Correspondence and accounts of Thomas Pyne

Archive Collection

Scope and Content

Papers, 1835-c1975, of and relating to the Rev Thomas Pyne, comprising correspondence and accounts, 1839-1845 and undated, documenting Pyne's guardianship of (John) Ossoo Ansah and (William) Quanti Massah in England (1840), associated expenses, and aspects of their trip including invitations to dinner, entrance permits to London Zoo and to George Heriot's Hospital [School], Edinburgh, undated plan of a breakwater, Falmouth(?), undated print of Brighton Pavilion and other ephemera relating to places visited, photographs of paintings of the princes, and various visiting cards; other correspondence and papers of Pyne, 1835-1873 and undated, including printed Thanksgiving sermon preached at St Peter's Church, New York, including anti-slavery sentiments, 1835, pamphlets by Pyne on peace, 1844 and undated, and astronomy, 1852, a letter from L'Institut d'Afrique to Pyne concerning honorary membership, 1843, miscellaneous pamphlets relating to African affairs, and a photograph of Pyne, 1870; correspondence, notes, transcripts from original documents, and other papers, 1950-1953, c1975 and undated, concerning Pyne and his papers, and the two princes, including their portraits.

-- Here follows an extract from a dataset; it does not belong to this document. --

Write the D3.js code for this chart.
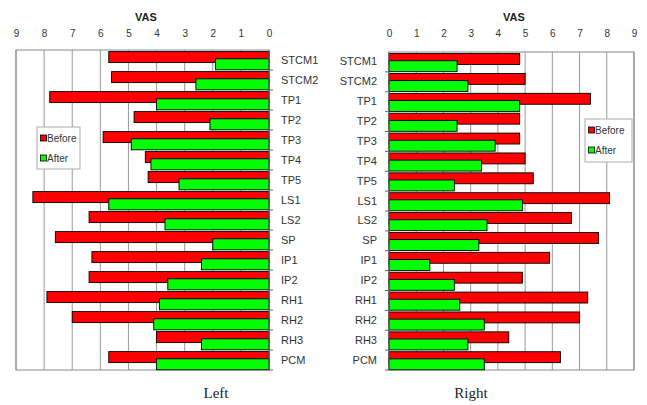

Administrative / Biographical History

Born in London, 1801; son of a leather merchant; studied at St John's College, Cambridge; BA, 1824; MA, 1832; ordained in the Anglican church; the family emigrated to America, 1833; appointed Rector of St Peter's, New York, and Librarian of the General Theological Seminary of the Protestant Episcopal Church in the United States; was dismissed after preaching a Thanksgiving sermon advocating emancipation of slaves, 1835; returned to London and became curate of Tooting (Surrey); given responsibility for the guardianship of two princes from the Gold Coast, (John) Ossoo Ansah (c1822-1884), son of the reigning king of Ashanti, and his cousin (William) Quanti Massah (Nkwantamisa) (d 1859), 1840; the princes had been sent as hostages under a peace treaty of 1831 between the Ashantis and the British government and it was felt that they would benefit from a trip to England, including her manufacturing towns; Pyne was subsequently perpetual curate of St Paul, Hook, near Kingston-upon-Thames, Surrey, 1843-1873; married Elizabeth (d 1911), daughter of Thomas Waters, 1860; believed in the power of hypnosis, advocated teetotalism, and opposed capital punishment; died, 1873. Publications included: translation of Pagan Rome (1839); Vital Magnetism: a remedy (1844); Judaea libera; or, the Eligibility of the Jews ... to Parliaments (1850); The Law of Kindness (1850); The Sabbath: its origin and perpetuity vindicated, from the Old and New Testaments [1850?]; A Glance at the Heavens, or, Sketch of Modern Astronomy (1852); A Memoir of the Rev R F Walker [1855]; translation of César Henri Abraham Malan's Traits of Romanism in Switzerland [1859?]. For further information see Maboth Moseley, 'The Ashanti Hostages in Britain', West Africa, 1 Nov 1952, p 1013.

Conditions Governing Access

Open

Acquisition Information

Presented to SOAS by the Methodist Church Overseas Division in 1996.

Other Finding Aids

Unpublished draft handlist

Custodial History

The records passed from Thomas Pyne's daughters to the Rev T A Beetham of the Methodist Missionary Society in the 1950s.

Related Material

Further information on the princes appears in War and Colonial Department correspondence relating to Sierra Leone and the Gold Coast at the Public Record Office (Ref: CO 267).